Cuma Özkan'dan Mektup : "Biliyoruz Devlet Bizi Teslim Alamadı Onun İçin Bizi Hapishanelerde Çürüterek Yok Etmek İstiyor"

Bir gün halklarımızla birlikte özgürleşeceğimize inanıyoruz. Sosyalist bir dünya mümkündür. Halkların eşit, özgür ve demokratik bir yaşamı için insan her şeyini ortaya koyacak gücü vardır. Bugünkü dünyanın içinde bulunduğu çürüme görülüyor ve yaşanıyor. Her şey çok somuttur. Dolayısıyla Alternatif bir toplumda, dünyada yaşamak mümkündür. Bu inanç bende güçlüdür.

12 Eylül 2012

Değerli Dost Heval Adil, merhaba.

Değerli Adil Heval, ben toplam olarak 30 yıldır cezaevindeyim. Bu uzun yılların değerlendirmesini yazmıyorum. Şu an buna ihtiyaç da yok. Benim durumumda kaç kişi var bilmiyorum.
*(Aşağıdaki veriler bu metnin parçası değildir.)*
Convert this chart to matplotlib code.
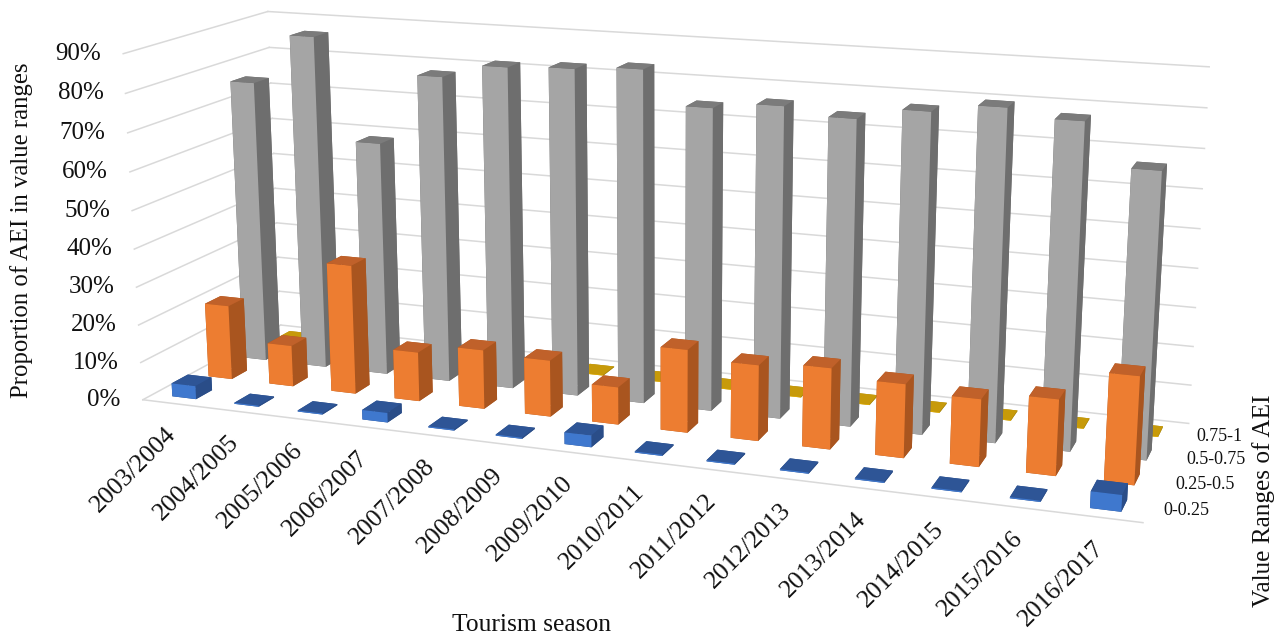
import numpy as np
import matplotlib
matplotlib.use('Agg')
import matplotlib.pyplot as plt
from mpl_toolkits.mplot3d import proj3d

seasons = ['2003/2004', '2004/2005', '2005/2006', '2006/2007', '2007/2008', '2008/2009', '2009/2010',
           '2010/2011', '2011/2012', '2012/2013', '2013/2014', '2014/2015', '2015/2016', '2016/2017']
ranges = ['0-0.25', '0.25-0.5', '0.5-0.75', '0.75-1']
low = [3.5, 0.3, 0.3, 2.5, 0.3, 0.3, 3, 0.3, 0.3, 0.3, 0.3, 0.3, 0.3, 4]
mid_low = [20, 11, 34.3, 13, 15.5, 14.7, 9.7, 21.3, 19.3, 20.5, 18.5, 16.8, 18.8, 26.4]
mid_high = [76.2, 89.5, 62.5, 81.2, 84.8, 85.5, 86.5, 78, 79.7, 77.8, 80.8, 83, 81, 70.6]
high = [0.2] * 14
values = [low, mid_low, mid_high, high]

# front, top and side face colour of each series
face_colors = [('#3F78CE', '#2E5596', '#2A4D88'), ('#ED7D31', '#C0612A', '#A9551F'),
               ('#A5A5A5', '#7B7B7B', '#6E6E6E'), ('#E8B000', '#C79A0A', '#A8860A')]

plt.rcParams['font.family'] = ['Liberation Serif', 'DejaVu Serif']
fig = plt.figure(figsize=(12.88, 6.39), dpi=100)
ax = fig.add_axes([0.0739, -0.2541, 0.8501, 1.7136], projection='3d', computed_zorder=False)
ax.set_xlim(0, 14, view_margin=0)
ax.set_ylim(0, 4, view_margin=0)
ax.set_zlim(0, 90, view_margin=0)
ax.set_axis_off()
ax.view_init(elev=14.248, azim=-69.908, roll=0.036)
ax.set_proj_type('persp', focal_length=0.4002)
ax.set_box_aspect((2.8359, 0.8072, 1.0))

bar_width = 0.385
bar_depth = 0.44

# Rows back to front and columns left to right, so nearer bars paint over farther ones.
for row in [3, 2, 1, 0]:
    front, top, side = face_colors[row]
    for col, height in enumerate(values[row]):
        # bar3d face order: bottom, top, front, back, left, right
        colors = [side, top, front, side, side, side]
        ax.bar3d(col + 0.5 - bar_width / 2, row + 0.5 - bar_depth / 2, 0,
                 bar_width, bar_depth, height, color=colors, shade=False,
                 zorder=10 + (3 - row) * 20 + col)


def label(x, y, z, text, dx=0, dy=0, **kw):
    """Place a text at a 3D point, offset on screen by (dx, dy) pixels."""
    u, v, _ = proj3d.proj_transform(x, y, z, ax.get_proj())
    ax.annotate(text, xy=(u, v), xycoords='data', xytext=(dx * 0.72, -dy * 0.72),
                textcoords='offset points', color='#111111', annotation_clip=False, **kw)


grid = '#D9D9D9'
for level in range(0, 100, 10):
    ax.plot([0, 14], [4, 4], [level, level], color=grid, lw=1.1, zorder=1, clip_on=False)
    ax.plot([0, 0], [0, 4], [level, level], color=grid, lw=1.1, zorder=1, clip_on=False)
    label(0, 0, level, f'{level}%', dx=-22, ha='right', va='center', fontsize=18)
ax.plot([0, 14], [0, 0], [0, 0], color=grid, lw=1.1, zorder=1, clip_on=False)

for col, season in enumerate(seasons):
    label(col + 0.5, 0, 0, season, dx=7, dy=20, rotation=45, ha='right', va='top', fontsize=18.5)
for row, name in enumerate(ranges):
    label(14.2, row + 0.5, 0, name, dx=-2, ha='left', va='center', fontsize=13)

fig.text(532 / 1288, 1 - 625 / 639, 'Tourism season', ha='center', va='center',
         fontsize=18.4, color='#111111')
fig.text(22 / 1288, 1 - 230 / 639, 'Proportion of AEI in value ranges', rotation=90,
         ha='center', va='center', fontsize=17.8, color='#111111')
fig.text(1264 / 1288, 1 - 501 / 639, 'Value Ranges of AEI', rotation=90,
         ha='center', va='center', fontsize=18.2, color='#111111')

fig.savefig('out.png', dpi=100)
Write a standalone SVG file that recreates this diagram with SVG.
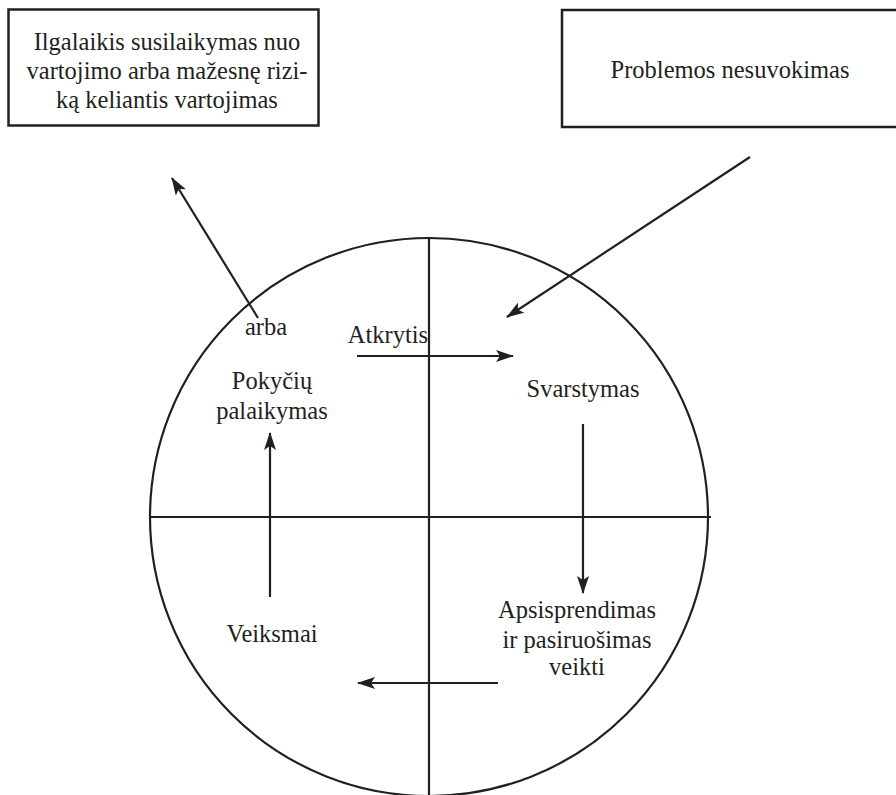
<svg xmlns="http://www.w3.org/2000/svg" width="896" height="795" viewBox="0 0 896 795">
<defs>
<style>
.ln{stroke:#231f20;stroke-width:2.2;fill:none}
.bx{stroke:#231f20;stroke-width:2.5;fill:#fff}
.t{font-family:"Liberation Serif","Times New Roman",serif;font-size:24.5px;fill:#231f20;text-anchor:middle}
</style>
<marker id="ah" viewBox="0 0 18 12" refX="17" refY="6" markerWidth="18" markerHeight="12" markerUnits="userSpaceOnUse" orient="auto">
<path d="M0,0 L18,6 L0,12 L4,6 Z" fill="#231f20"/>
</marker>
</defs>
<rect width="896" height="795" fill="#fff"/>
<g id="node-abstinence">
<rect class="bx" x="8.5" y="9.5" width="310" height="116"/>
<text class="t" x="167" y="50">Ilgalaikis susilaikymas nuo</text>
<text class="t" x="167" y="79">vartojimo arba mažesnę rizi-</text>
<text class="t" x="167" y="108">ką keliantis vartojimas</text>
</g>
<g id="node-precontemplation">
<rect class="bx" x="562" y="10" width="340" height="117"/>
<text class="t" x="730" y="78">Problemos nesuvokimas</text>
</g>
<g id="cycle">
<circle class="ln" cx="429" cy="517" r="279"/>
<line class="ln" x1="429" y1="238" x2="429" y2="795"/>
<line class="ln" x1="150" y1="517" x2="711" y2="517"/>
</g>
<g id="node-maintenance">
<text class="t" x="272" y="389">Pokyčių</text>
<text class="t" x="272" y="419">palaikymas</text>
</g>
<g id="node-relapse"><text class="t" x="388" y="343">Atkrytis</text></g>
<g id="node-contemplation"><text class="t" x="583" y="397">Svarstymas</text></g>
<g id="node-preparation">
<text class="t" x="577" y="618">Apsisprendimas</text>
<text class="t" x="577" y="648">ir pasiruošimas</text>
<text class="t" x="577" y="675">veikti</text>
</g>
<g id="node-action"><text class="t" x="272" y="642">Veiksmai</text></g>
<g id="node-or"><text class="t" x="266" y="335">arba</text></g>
<g id="connectors">
<line class="ln" x1="258" y1="318" x2="172" y2="178" marker-end="url(#ah)"/>
<line class="ln" x1="750" y1="157" x2="507" y2="317" marker-end="url(#ah)"/>
<line class="ln" x1="357" y1="356" x2="513" y2="356" marker-end="url(#ah)"/>
<line class="ln" x1="583" y1="424" x2="583" y2="593" marker-end="url(#ah)"/>
<line class="ln" x1="270" y1="597" x2="270" y2="433" marker-end="url(#ah)"/>
<line class="ln" x1="498" y1="683" x2="358" y2="683" marker-end="url(#ah)"/>
</g>
</svg>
Ama yüzlerce 20-21 yılını tamamlamış arkadaş var. Bu bile dünyada pek örneği olmayan bir şey. Bunu hukukla-adaletle izah etmek de yetmez... Ama bizler biliyoruz ki, devlet bizi teslim alamadı, onun için bizi hapishanelerde çürüterek yok etmek istiyor. Açık olan bir gerçek budur.

Bugün, 12 Eylül 2012. ilk tutuklandığımdan bu yana tam 32 yıl geçmiş. 12 Ekim 1980 yılında tutuklandım. Üç ay gözaltında her türlü işkenceyi gördük. Daha sonra Adana Askeri Mahkemesinde idam cezası aldım. Yaşımın küçük oluşundan 20 yıla indi. 1989 yılın başlarında tahliye oldum. 3.5 yıl dışarıda kaldım. 1993 yılında yeniden tutuklandım. O günden bu yana cezaevindeyim.

Sana küçük bir anımı, kısacası bir iki satırla yazıyorum: 1981 yılında Antep Askeri Cezaevinde; Veysel Güney arkadaşla hücremiz yan yanaydı. Veysel Dev-Yol davasından tutuklanmıştı. Ama birbirimizi çabuk anladık. Bir çok duygu ve düşünce paylaştık. Veysel Kürtçe bilmezdi. Bizden-benden en çok Kürtçe türkü, marşlar dinlemek istiyordu. Bizde ona bol bol Gülistan'ın parçalarını söylerdik. Bazen de “bana memleket havasından(Malatya-Sivas) söyleyin” derdi. Onu da Sivaslı bir-iki arkadaşımız söylerdi. Bizler Veysel Güney yoldaşı çok seviyorduk. Çünkü o bir devrimciydi, üstelik yaralıydı. Onun bizden istediklerini tartışmasız karşılamaya çalışıyorduk. Bir gün beni hücre mazgalına çağırdı. Şunu dedi: “Sizin örgütünüz doğru yoldadır. Sizler doğru yoldasınız, mutlaka başaracaksınız. Yolunuzdan şaşmayın” dedi. Bu sözleri niye bana söyledi, belki de başka bir arkadaşa da söylemiş olabilir. Bilmiyorum. Belki de kısa bir sürede kaynaşmamız ve o zamanki pratiklerimizden yola çıkarak söylemiş olabilir. Zaten birkaç gün sonrada idam ettiler. Yiğit bir devrimciydi. İdama giderken, attığı sloganlar halen aklımda.

Değerli Adil Dost, ben 1993 yılında tutuklandıktan üç ay sonra kızım dünyaya geldi. 20 yıldır annesiyle birlikte beni yalnız bırakmadılar. Yozgat, Konya, Malatya, Antep Cezaevlerinde kaldım. Kızım Şehriban ve Annesi yaz-kış demeden, ekonomik sıkıntılarıyla birlikte hep yanımda oldular. Şimdi kızım üniversiteye gidiyor. Ben halen zindandayım. Bir gün halklarımızla birlikte özgürleşeceğimize inanıyoruz. Sosyalist bir dünya mümkündür. Halkların eşit, özgür ve demokratik bir yaşamı için insan her şeyini ortaya koyacak gücü vardır. Bugünkü dünyanın içinde bulunduğu çürüme görülüyor ve yaşanıyor. Her şey çok somuttur. Dolayısıyla Alternatif bir toplumda, dünyada yaşamak mümkündür. Bu inanç bende güçlüdür. Ben, gelecek özgür günleri görmezsem de, gelecek güzel insanlarımızın göreceğine olan inançla sevgi ve saygılarımı sunuyorum.

Çalışmalarında başarılar. Tüm Dostlara selamlar.